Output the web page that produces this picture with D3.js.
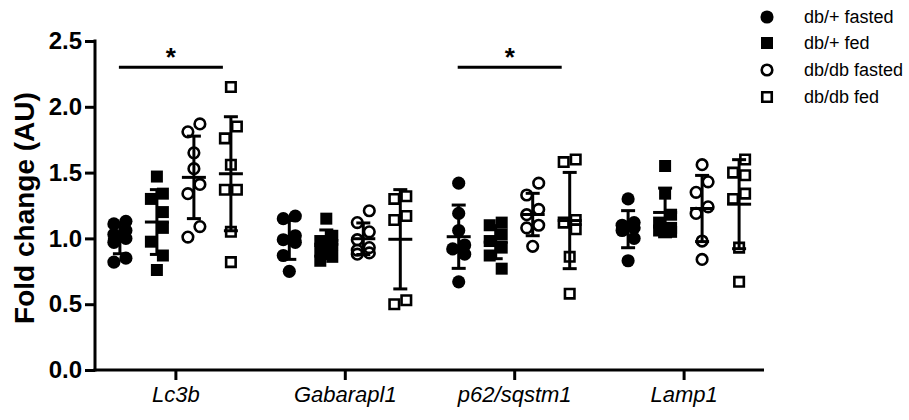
<!DOCTYPE html>
<html>
<head>
<meta charset="utf-8">
<script src="https://cdn.jsdelivr.net/npm/d3@7"></script>
<style>
  body { margin: 0; background: #fff; }
  text { font-family: "Liberation Sans", Arial, Helvetica, sans-serif; }
</style>
</head>
<body>
<svg id="chart" width="909" height="420"></svg>
<script>
// Genes on the x axis and the four animal groups
const genes = ["Lc3b", "Gabarapl1", "p62/sqstm1", "Lamp1"];
const groups = ["db/+ fasted", "db/+ fed", "db/db fasted", "db/db fed"];

// Individual fold-change values, one list per gene (order follows `genes`)
const dbPlusFasted = [
  [1.13, 1.11, 1.06, 1.03, 1.00, 0.97, 0.85, 0.82],
  [1.17, 1.15, 1.02, 0.99, 0.97, 0.87, 0.75],
  [1.42, 1.19, 1.06, 0.95, 0.92, 0.88, 0.67],
  [1.30, 1.12, 1.10, 1.08, 1.06, 1.00, 0.83]
];
const dbPlusFed = [
  [1.47, 1.34, 1.30, 1.20, 1.08, 0.975, 0.87, 0.76],
  [1.15, 1.02, 0.98, 0.95, 0.90, 0.86, 0.83],
  [1.12, 1.10, 1.03, 0.98, 0.93, 0.87, 0.77],
  [1.55, 1.34, 1.18, 1.12, 1.08, 1.06, 1.05]
];
const dbdbFasted = [
  [1.87, 1.81, 1.65, 1.53, 1.41, 1.34, 1.09, 1.01],
  [1.21, 1.12, 1.05, 0.99, 0.93, 0.91, 0.89, 0.88],
  [1.42, 1.33, 1.22, 1.18, 1.10, 1.08, 0.94],
  [1.56, 1.43, 1.35, 1.24, 1.19, 0.98, 0.84]
];
const dbdbFed = [
  [2.15, 1.85, 1.76, 1.56, 1.37, 1.37, 1.05, 0.82],
  [1.32, 1.30, 1.17, 1.14, 0.53, 0.50],
  [1.60, 1.58, 1.14, 1.12, 1.07, 0.86, 0.58],
  [1.60, 1.50, 1.48, 1.34, 1.30, 0.93, 0.67]
];

// Y axis ticks
const yTicks = [0, 0.5, 1.0, 1.5, 2.0, 2.5];

// Significance brackets (gene, height, label)
const sigGenes = ["Lc3b", "p62/sqstm1"];
const sigHeights = [2.3, 2.3];
const sigLabels = ["*", "*"];

const seriesValues = [dbPlusFasted, dbPlusFed, dbdbFasted, dbdbFed];
const seriesStyle = [
  { shape: d3.symbolCircle, filled: true },
  { shape: d3.symbolSquare, filled: true },
  { shape: d3.symbolCircle, filled: false },
  { shape: d3.symbolSquare, filled: false }
];

const svg = d3.select("#chart");

const x = d3.scalePoint().domain(genes).range([95, 764]).padding(0.4746);
const xs = d3.scalePoint().domain(groups).range([-55.5, 55.5]);
const y = d3.scaleLinear().domain([0, 2.5]).range([370, 41]);

function symbolPath(style) {
  if (style.filled) {
    return d3.symbol().type(style.shape).size(style.shape === d3.symbolCircle ? 136 : 144)();
  }
  return d3.symbol().type(style.shape).size(style.shape === d3.symbolCircle ? 88 : 90)();
}

// Axes
const yAxis = d3.axisLeft(y).tickValues(yTicks).tickFormat(d3.format(".1f"))
  .tickSize(10).tickSizeOuter(0).tickPadding(3);
const gy = svg.append("g").attr("transform", "translate(95,0)").call(yAxis);
gy.selectAll("path, line").attr("stroke", "#000").attr("stroke-width", 3);
gy.select(".domain").attr("d", `M0,${y(2.5) - 1.5}V${y(0) + 1.5}`);
gy.selectAll("text").attr("font-size", 24).attr("font-weight", "bold").attr("fill", "#000");

const xAxis = d3.axisBottom(x).tickSize(10).tickSizeOuter(0).tickPadding(6);
const gx = svg.append("g").attr("transform", "translate(0,370)").call(xAxis);
gx.selectAll("path, line").attr("stroke", "#000").attr("stroke-width", 3);
gx.select(".domain").attr("d", "M93.5,0H764");
gx.selectAll("text").attr("font-size", 22).attr("font-style", "italic").attr("fill", "#000");

svg.append("text")
  .attr("transform", "translate(34,208) rotate(-90)")
  .attr("text-anchor", "middle")
  .attr("font-size", 28).attr("font-weight", "bold")
  .text("Fold change (AU)");

// Spread neighbouring points sideways so close values stay visible
function spread(values) {
  const sorted = values.map((v, i) => ({ v, i })).sort((a, b) => b.v - a.v);
  const clusters = [];
  sorted.forEach((p, k) => {
    if (k > 0 && Math.abs(y(p.v) - y(sorted[k - 1].v)) < 14) clusters[clusters.length - 1].push(p);
    else clusters.push([p]);
  });
  const out = [];
  clusters.forEach(c => {
    c.forEach((p, k) => {
      out.push({ v: p.v, dx: c.length === 1 ? 0 : (k % 2 === 0 ? 6 : -6) });
    });
  });
  return out;
}

const plot = svg.append("g");
seriesValues.forEach((perGene, s) => {
  const style = seriesStyle[s];
  const path = symbolPath(style);
  genes.forEach((gene, g) => {
    const vals = perGene[g];
    const cx = x(gene) + xs(groups[s]);
    plot.selectAll(null).data(spread(vals)).enter().append("path")
      .attr("d", path)
      .attr("transform", d => `translate(${cx + d.dx},${y(d.v)})`)
      .attr("fill", style.filled ? "#000" : "none")
      .attr("stroke", style.filled ? "none" : "#000")
      .attr("stroke-width", 2.6);

    // Mean ± SD
    const m = d3.mean(vals), sd = d3.deviation(vals);
    const eb = plot.append("g").attr("stroke", "#000").attr("stroke-width", 3);
    eb.append("line").attr("x1", cx).attr("x2", cx).attr("y1", y(m + sd)).attr("y2", y(m - sd));
    eb.append("line").attr("x1", cx - 12).attr("x2", cx + 12).attr("y1", y(m)).attr("y2", y(m));
    [m + sd, m - sd].forEach(v => {
      eb.append("line").attr("x1", cx - 7).attr("x2", cx + 7).attr("y1", y(v)).attr("y2", y(v));
    });
  });
});

// Significance brackets
sigGenes.forEach((gene, i) => {
  const x1 = x(gene) + xs(groups[0]) - 1;
  const x2 = x(gene) + xs(groups[3]) - 8;
  svg.append("line").attr("x1", x1).attr("x2", x2)
    .attr("y1", y(sigHeights[i])).attr("y2", y(sigHeights[i]))
    .attr("stroke", "#000").attr("stroke-width", 3);
  svg.append("text").attr("x", (x1 + x2) / 2).attr("y", y(sigHeights[i]) - 1)
    .attr("text-anchor", "middle").attr("font-size", 26).attr("font-weight", "bold")
    .text(sigLabels[i]);
});

// Legend
const legend = svg.append("g");
groups.forEach((name, i) => {
  const ly = [17, 43, 70, 97][i];
  const style = seriesStyle[i];
  legend.append("path").attr("d", symbolPath(style))
    .attr("transform", `translate(767,${ly})`)
    .attr("fill", style.filled ? "#000" : "none")
    .attr("stroke", style.filled ? "none" : "#000")
    .attr("stroke-width", 2.6);
  legend.append("text").attr("x", 804).attr("y", ly + 6)
    .attr("font-size", 18).text(name);
});
</script>
</body>
</html>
────────────────────
What needs to be done: Every line of the data above should be quoted exactly. Omit the pictures.

Task solution:
Output the web page that produces this picture with D3.js.
<!DOCTYPE html>
<html>
<head>
<meta charset="utf-8">
<script src="https://cdn.jsdelivr.net/npm/d3@7"></script>
<style>
  body { margin: 0; background: #fff; }
  text { font-family: "Liberation Sans", Arial, Helvetica, sans-serif; }
</style>
</head>
<body>
<svg id="chart" width="909" height="420"></svg>
<script>
// Genes on the x axis and the four animal groups
const genes = ["Lc3b", "Gabarapl1", "p62/sqstm1", "Lamp1"];
const groups = ["db/+ fasted", "db/+ fed", "db/db fasted", "db/db fed"];

// Individual fold-change values, one list per gene (order follows `genes`)
const dbPlusFasted = [
  [1.13, 1.11, 1.06, 1.03, 1.00, 0.97, 0.85, 0.82],
  [1.17, 1.15, 1.02, 0.99, 0.97, 0.87, 0.75],
  [1.42, 1.19, 1.06, 0.95, 0.92, 0.88, 0.67],
  [1.30, 1.12, 1.10, 1.08, 1.06, 1.00, 0.83]
];
const dbPlusFed = [
  [1.47, 1.34, 1.30, 1.20, 1.08, 0.975, 0.87, 0.76],
  [1.15, 1.02, 0.98, 0.95, 0.90, 0.86, 0.83],
  [1.12, 1.10, 1.03, 0.98, 0.93, 0.87, 0.77],
  [1.55, 1.34, 1.18, 1.12, 1.08, 1.06, 1.05]
];
const dbdbFasted = [
  [1.87, 1.81, 1.65, 1.53, 1.41, 1.34, 1.09, 1.01],
  [1.21, 1.12, 1.05, 0.99, 0.93, 0.91, 0.89, 0.88],
  [1.42, 1.33, 1.22, 1.18, 1.10, 1.08, 0.94],
  [1.56, 1.43, 1.35, 1.24, 1.19, 0.98, 0.84]
];
const dbdbFed = [
  [2.15, 1.85, 1.76, 1.56, 1.37, 1.37, 1.05, 0.82],
  [1.32, 1.30, 1.17, 1.14, 0.53, 0.50],
  [1.60, 1.58, 1.14, 1.12, 1.07, 0.86, 0.58],
  [1.60, 1.50, 1.48, 1.34, 1.30, 0.93, 0.67]
];

// Y axis ticks
const yTicks = [0, 0.5, 1.0, 1.5, 2.0, 2.5];

// Significance brackets (gene, height, label)
const sigGenes = ["Lc3b", "p62/sqstm1"];
const sigHeights = [2.3, 2.3];
const sigLabels = ["*", "*"];

const seriesValues = [dbPlusFasted, dbPlusFed, dbdbFasted, dbdbFed];
const seriesStyle = [
  { shape: d3.symbolCircle, filled: true },
  { shape: d3.symbolSquare, filled: true },
  { shape: d3.symbolCircle, filled: false },
  { shape: d3.symbolSquare, filled: false }
];

const svg = d3.select("#chart");

const x = d3.scalePoint().domain(genes).range([95, 764]).padding(0.4746);
const xs = d3.scalePoint().domain(groups).range([-55.5, 55.5]);
const y = d3.scaleLinear().domain([0, 2.5]).range([370, 41]);

function symbolPath(style) {
  if (style.filled) {
    return d3.symbol().type(style.shape).size(style.shape === d3.symbolCircle ? 136 : 144)();
  }
  return d3.symbol().type(style.shape).size(style.shape === d3.symbolCircle ? 88 : 90)();
}

// Axes
const yAxis = d3.axisLeft(y).tickValues(yTicks).tickFormat(d3.format(".1f"))
  .tickSize(10).tickSizeOuter(0).tickPadding(3);
const gy = svg.append("g").attr("transform", "translate(95,0)").call(yAxis);
gy.selectAll("path, line").attr("stroke", "#000").attr("stroke-width", 3);
gy.select(".domain").attr("d", `M0,${y(2.5) - 1.5}V${y(0) + 1.5}`);
gy.selectAll("text").attr("font-size", 24).attr("font-weight", "bold").attr("fill", "#000");

const xAxis = d3.axisBottom(x).tickSize(10).tickSizeOuter(0).tickPadding(6);
const gx = svg.append("g").attr("transform", "translate(0,370)").call(xAxis);
gx.selectAll("path, line").attr("stroke", "#000").attr("stroke-width", 3);
gx.select(".domain").attr("d", "M93.5,0H764");
gx.selectAll("text").attr("font-size", 22).attr("font-style", "italic").attr("fill", "#000");

svg.append("text")
  .attr("transform", "translate(34,208) rotate(-90)")
  .attr("text-anchor", "middle")
  .attr("font-size", 28).attr("font-weight", "bold")
  .text("Fold change (AU)");

// Spread neighbouring points sideways so close values stay visible
function spread(values) {
  const sorted = values.map((v, i) => ({ v, i })).sort((a, b) => b.v - a.v);
  const clusters = [];
  sorted.forEach((p, k) => {
    if (k > 0 && Math.abs(y(p.v) - y(sorted[k - 1].v)) < 14) clusters[clusters.length - 1].push(p);
    else clusters.push([p]);
  });
  const out = [];
  clusters.forEach(c => {
    c.forEach((p, k) => {
      out.push({ v: p.v, dx: c.length === 1 ? 0 : (k % 2 === 0 ? 6 : -6) });
    });
  });
  return out;
}

const plot = svg.append("g");
seriesValues.forEach((perGene, s) => {
  const style = seriesStyle[s];
  const path = symbolPath(style);
  genes.forEach((gene, g) => {
    const vals = perGene[g];
    const cx = x(gene) + xs(groups[s]);
    plot.selectAll(null).data(spread(vals)).enter().append("path")
      .attr("d", path)
      .attr("transform", d => `translate(${cx + d.dx},${y(d.v)})`)
      .attr("fill", style.filled ? "#000" : "none")
      .attr("stroke", style.filled ? "none" : "#000")
      .attr("stroke-width", 2.6);

    // Mean ± SD
    const m = d3.mean(vals), sd = d3.deviation(vals);
    const eb = plot.append("g").attr("stroke", "#000").attr("stroke-width", 3);
    eb.append("line").attr("x1", cx).attr("x2", cx).attr("y1", y(m + sd)).attr("y2", y(m - sd));
    eb.append("line").attr("x1", cx - 12).attr("x2", cx + 12).attr("y1", y(m)).attr("y2", y(m));
    [m + sd, m - sd].forEach(v => {
      eb.append("line").attr("x1", cx - 7).attr("x2", cx + 7).attr("y1", y(v)).attr("y2", y(v));
    });
  });
});

// Significance brackets
sigGenes.forEach((gene, i) => {
  const x1 = x(gene) + xs(groups[0]) - 1;
  const x2 = x(gene) + xs(groups[3]) - 8;
  svg.append("line").attr("x1", x1).attr("x2", x2)
    .attr("y1", y(sigHeights[i])).attr("y2", y(sigHeights[i]))
    .attr("stroke", "#000").attr("stroke-width", 3);
  svg.append("text").attr("x", (x1 + x2) / 2).attr("y", y(sigHeights[i]) - 1)
    .attr("text-anchor", "middle").attr("font-size", 26).attr("font-weight", "bold")
    .text(sigLabels[i]);
});

// Legend
const legend = svg.append("g");
groups.forEach((name, i) => {
  const ly = [17, 43, 70, 97][i];
  const style = seriesStyle[i];
  legend.append("path").attr("d", symbolPath(style))
    .attr("transform", `translate(767,${ly})`)
    .attr("fill", style.filled ? "#000" : "none")
    .attr("stroke", style.filled ? "none" : "#000")
    .attr("stroke-width", 2.6);
  legend.append("text").attr("x", 804).attr("y", ly + 6)
    .attr("font-size", 18).text(name);
});
</script>
</body>
</html>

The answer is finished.